TO DO:
Using the data below, return word for word every line from the one holding "Clone this chart in Apache ECharts." down to the one holding "var yTicks = [0, 5, 10, 15, 20];". Leave pictures out.

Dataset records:
--- --- ---
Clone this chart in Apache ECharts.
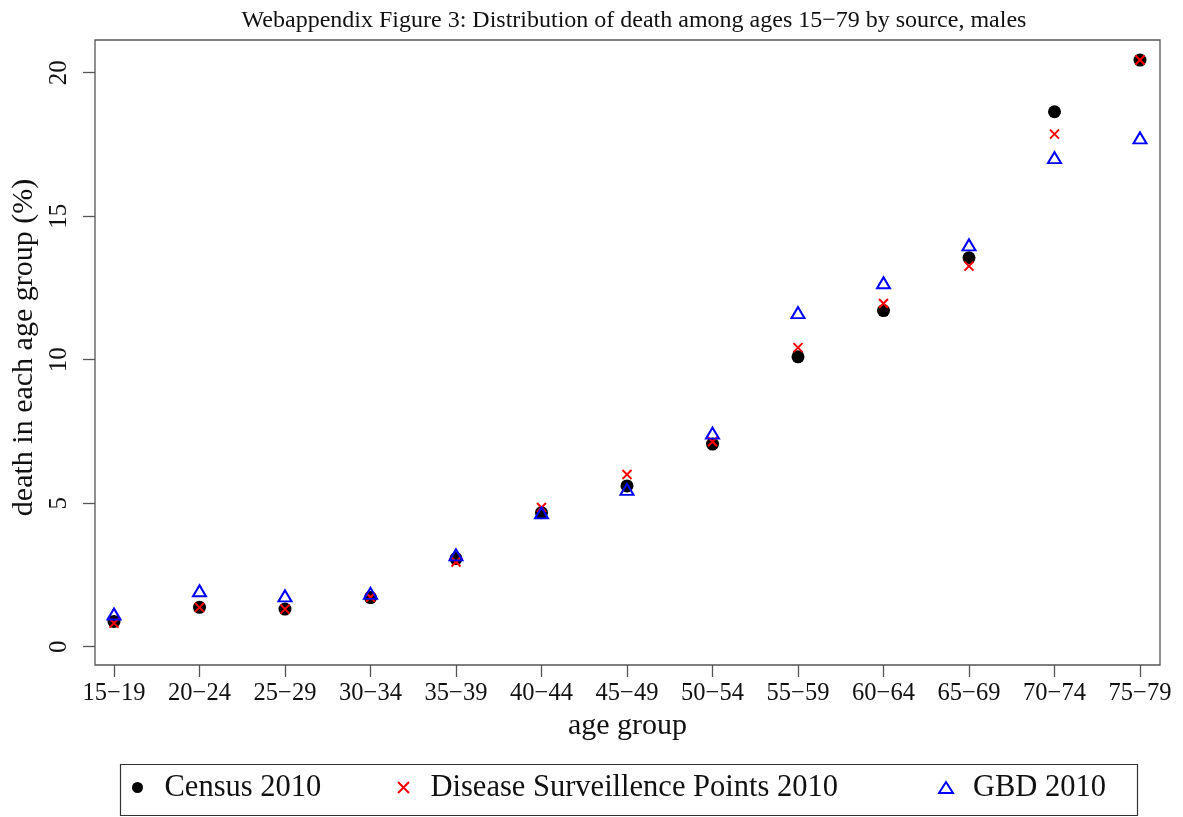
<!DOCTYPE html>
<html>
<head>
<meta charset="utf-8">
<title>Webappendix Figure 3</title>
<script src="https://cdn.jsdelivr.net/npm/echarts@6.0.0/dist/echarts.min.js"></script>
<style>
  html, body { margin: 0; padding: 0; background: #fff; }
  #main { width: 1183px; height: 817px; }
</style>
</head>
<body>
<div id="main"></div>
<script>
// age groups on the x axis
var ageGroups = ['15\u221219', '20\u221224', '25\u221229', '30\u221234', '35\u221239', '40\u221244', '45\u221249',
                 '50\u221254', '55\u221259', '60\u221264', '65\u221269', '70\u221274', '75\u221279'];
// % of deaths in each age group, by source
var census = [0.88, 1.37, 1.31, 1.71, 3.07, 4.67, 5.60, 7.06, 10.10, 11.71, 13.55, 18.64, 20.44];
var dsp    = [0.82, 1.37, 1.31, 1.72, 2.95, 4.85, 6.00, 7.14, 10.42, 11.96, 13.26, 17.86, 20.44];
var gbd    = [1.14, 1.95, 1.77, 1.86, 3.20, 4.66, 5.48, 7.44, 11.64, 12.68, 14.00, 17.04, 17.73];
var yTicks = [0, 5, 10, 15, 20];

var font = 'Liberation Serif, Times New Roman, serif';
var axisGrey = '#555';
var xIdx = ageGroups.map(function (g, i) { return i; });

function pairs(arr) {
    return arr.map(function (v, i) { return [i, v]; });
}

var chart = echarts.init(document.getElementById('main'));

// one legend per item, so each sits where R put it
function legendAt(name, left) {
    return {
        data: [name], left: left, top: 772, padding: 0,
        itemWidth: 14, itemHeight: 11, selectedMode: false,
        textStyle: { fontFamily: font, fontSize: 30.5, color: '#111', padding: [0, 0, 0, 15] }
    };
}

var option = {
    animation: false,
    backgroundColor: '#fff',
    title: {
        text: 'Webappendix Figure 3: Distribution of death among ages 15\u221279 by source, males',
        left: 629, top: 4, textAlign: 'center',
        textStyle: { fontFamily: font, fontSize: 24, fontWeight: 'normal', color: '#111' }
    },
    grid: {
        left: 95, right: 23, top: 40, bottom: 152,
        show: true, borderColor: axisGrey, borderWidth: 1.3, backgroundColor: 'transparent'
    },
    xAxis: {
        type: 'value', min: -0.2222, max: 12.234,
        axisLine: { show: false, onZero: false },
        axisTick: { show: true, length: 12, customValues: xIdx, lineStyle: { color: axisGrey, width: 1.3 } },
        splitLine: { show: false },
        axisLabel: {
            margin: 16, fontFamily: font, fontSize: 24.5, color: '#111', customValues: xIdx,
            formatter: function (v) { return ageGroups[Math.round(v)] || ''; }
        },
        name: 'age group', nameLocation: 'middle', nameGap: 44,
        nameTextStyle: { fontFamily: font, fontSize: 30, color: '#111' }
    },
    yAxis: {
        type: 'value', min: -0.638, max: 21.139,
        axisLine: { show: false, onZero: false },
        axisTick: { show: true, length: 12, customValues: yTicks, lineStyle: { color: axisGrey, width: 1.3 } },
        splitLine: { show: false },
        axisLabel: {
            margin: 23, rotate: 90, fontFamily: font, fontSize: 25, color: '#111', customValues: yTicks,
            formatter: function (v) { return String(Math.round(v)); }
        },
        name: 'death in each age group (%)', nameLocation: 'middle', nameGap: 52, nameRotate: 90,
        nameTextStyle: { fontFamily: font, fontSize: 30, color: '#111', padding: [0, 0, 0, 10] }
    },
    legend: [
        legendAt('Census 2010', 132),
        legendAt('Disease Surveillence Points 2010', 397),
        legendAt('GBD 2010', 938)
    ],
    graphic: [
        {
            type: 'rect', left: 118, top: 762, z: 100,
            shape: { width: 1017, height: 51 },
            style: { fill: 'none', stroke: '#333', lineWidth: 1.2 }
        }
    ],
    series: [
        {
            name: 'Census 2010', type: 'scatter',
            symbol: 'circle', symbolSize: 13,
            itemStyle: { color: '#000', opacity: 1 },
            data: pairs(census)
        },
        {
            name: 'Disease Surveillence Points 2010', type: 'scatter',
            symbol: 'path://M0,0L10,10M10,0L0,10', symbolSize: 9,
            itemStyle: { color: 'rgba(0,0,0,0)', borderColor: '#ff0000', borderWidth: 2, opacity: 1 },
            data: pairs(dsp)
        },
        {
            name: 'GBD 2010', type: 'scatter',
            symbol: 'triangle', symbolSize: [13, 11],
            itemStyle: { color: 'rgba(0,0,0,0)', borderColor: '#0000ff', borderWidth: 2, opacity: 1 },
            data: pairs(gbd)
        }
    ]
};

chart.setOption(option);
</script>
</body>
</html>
--- --- ---
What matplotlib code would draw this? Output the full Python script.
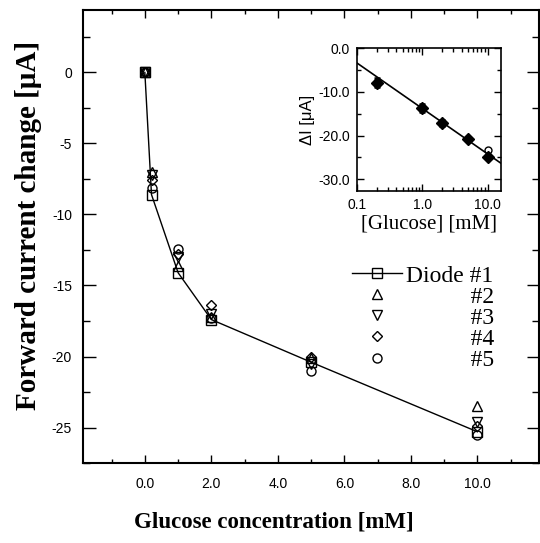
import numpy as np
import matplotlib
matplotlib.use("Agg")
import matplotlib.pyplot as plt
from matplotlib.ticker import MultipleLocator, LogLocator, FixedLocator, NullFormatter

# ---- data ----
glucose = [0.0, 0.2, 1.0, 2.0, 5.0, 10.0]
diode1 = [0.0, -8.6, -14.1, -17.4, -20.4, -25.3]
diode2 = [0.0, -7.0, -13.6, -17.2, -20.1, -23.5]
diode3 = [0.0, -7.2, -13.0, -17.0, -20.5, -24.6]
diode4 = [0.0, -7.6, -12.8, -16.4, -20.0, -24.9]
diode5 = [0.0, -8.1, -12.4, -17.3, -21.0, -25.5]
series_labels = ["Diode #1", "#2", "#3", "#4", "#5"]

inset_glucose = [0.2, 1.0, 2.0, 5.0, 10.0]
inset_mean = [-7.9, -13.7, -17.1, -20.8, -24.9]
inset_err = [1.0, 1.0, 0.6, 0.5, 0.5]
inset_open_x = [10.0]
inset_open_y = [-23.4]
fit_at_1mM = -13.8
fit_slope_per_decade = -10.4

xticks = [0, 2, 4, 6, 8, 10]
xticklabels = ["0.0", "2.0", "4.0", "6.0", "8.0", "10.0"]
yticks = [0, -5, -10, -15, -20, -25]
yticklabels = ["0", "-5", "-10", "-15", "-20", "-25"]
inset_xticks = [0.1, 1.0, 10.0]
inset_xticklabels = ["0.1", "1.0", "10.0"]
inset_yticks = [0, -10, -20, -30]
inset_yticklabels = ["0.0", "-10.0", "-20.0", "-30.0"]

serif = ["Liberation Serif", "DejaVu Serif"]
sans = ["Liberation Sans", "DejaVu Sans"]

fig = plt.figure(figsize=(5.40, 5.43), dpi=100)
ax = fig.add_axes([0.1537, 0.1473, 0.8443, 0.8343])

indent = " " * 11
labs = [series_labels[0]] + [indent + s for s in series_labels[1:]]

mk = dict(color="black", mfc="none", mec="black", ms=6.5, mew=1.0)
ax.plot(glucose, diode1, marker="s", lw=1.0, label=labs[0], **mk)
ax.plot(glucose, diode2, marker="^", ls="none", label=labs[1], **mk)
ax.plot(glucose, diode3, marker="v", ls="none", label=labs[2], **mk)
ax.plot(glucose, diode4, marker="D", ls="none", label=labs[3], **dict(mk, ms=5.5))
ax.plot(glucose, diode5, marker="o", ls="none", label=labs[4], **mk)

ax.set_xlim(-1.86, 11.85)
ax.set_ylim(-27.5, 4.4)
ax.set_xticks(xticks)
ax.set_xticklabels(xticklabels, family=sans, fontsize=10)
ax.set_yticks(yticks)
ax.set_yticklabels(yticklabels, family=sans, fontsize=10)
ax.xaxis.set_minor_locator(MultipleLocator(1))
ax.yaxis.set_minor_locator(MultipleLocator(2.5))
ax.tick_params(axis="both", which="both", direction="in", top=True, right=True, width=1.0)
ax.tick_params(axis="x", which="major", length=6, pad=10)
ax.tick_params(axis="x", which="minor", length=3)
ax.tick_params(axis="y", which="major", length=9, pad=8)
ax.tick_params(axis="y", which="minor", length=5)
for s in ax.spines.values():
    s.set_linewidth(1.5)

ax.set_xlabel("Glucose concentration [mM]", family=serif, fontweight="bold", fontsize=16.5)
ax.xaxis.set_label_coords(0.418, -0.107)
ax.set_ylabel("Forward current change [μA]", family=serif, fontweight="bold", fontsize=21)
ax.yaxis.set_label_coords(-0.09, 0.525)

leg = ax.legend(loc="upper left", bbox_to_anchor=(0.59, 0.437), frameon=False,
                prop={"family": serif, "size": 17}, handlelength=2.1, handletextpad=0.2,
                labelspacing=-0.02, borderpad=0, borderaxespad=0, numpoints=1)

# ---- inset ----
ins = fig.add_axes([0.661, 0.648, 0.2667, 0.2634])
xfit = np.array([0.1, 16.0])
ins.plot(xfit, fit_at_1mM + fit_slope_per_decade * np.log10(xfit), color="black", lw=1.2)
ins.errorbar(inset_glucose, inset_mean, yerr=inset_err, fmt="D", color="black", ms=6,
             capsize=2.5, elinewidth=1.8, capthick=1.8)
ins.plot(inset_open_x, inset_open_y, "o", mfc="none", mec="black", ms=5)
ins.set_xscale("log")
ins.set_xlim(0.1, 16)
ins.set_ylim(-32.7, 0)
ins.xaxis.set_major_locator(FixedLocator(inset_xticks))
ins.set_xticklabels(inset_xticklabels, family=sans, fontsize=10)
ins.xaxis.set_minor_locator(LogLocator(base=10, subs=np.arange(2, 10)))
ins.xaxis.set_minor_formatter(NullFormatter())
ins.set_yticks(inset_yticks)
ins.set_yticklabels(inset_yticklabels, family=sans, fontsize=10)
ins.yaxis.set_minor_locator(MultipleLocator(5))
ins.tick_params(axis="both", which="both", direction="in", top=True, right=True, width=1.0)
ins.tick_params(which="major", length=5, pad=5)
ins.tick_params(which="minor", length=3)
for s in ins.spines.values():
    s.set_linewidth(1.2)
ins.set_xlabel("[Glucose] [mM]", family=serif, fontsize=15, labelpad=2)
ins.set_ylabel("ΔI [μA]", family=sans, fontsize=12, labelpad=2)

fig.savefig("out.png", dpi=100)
--- --- ---
FINAL RESULT:
Clone this chart in Apache ECharts.
<!DOCTYPE html>
<html>
<head>
<meta charset="utf-8">
<title>Webappendix Figure 3</title>
<script src="https://cdn.jsdelivr.net/npm/echarts@6.0.0/dist/echarts.min.js"></script>
<style>
  html, body { margin: 0; padding: 0; background: #fff; }
  #main { width: 1183px; height: 817px; }
</style>
</head>
<body>
<div id="main"></div>
<script>
// age groups on the x axis
var ageGroups = ['15\u221219', '20\u221224', '25\u221229', '30\u221234', '35\u221239', '40\u221244', '45\u221249',
                 '50\u221254', '55\u221259', '60\u221264', '65\u221269', '70\u221274', '75\u221279'];
// % of deaths in each age group, by source
var census = [0.88, 1.37, 1.31, 1.71, 3.07, 4.67, 5.60, 7.06, 10.10, 11.71, 13.55, 18.64, 20.44];
var dsp    = [0.82, 1.37, 1.31, 1.72, 2.95, 4.85, 6.00, 7.14, 10.42, 11.96, 13.26, 17.86, 20.44];
var gbd    = [1.14, 1.95, 1.77, 1.86, 3.20, 4.66, 5.48, 7.44, 11.64, 12.68, 14.00, 17.04, 17.73];
var yTicks = [0, 5, 10, 15, 20];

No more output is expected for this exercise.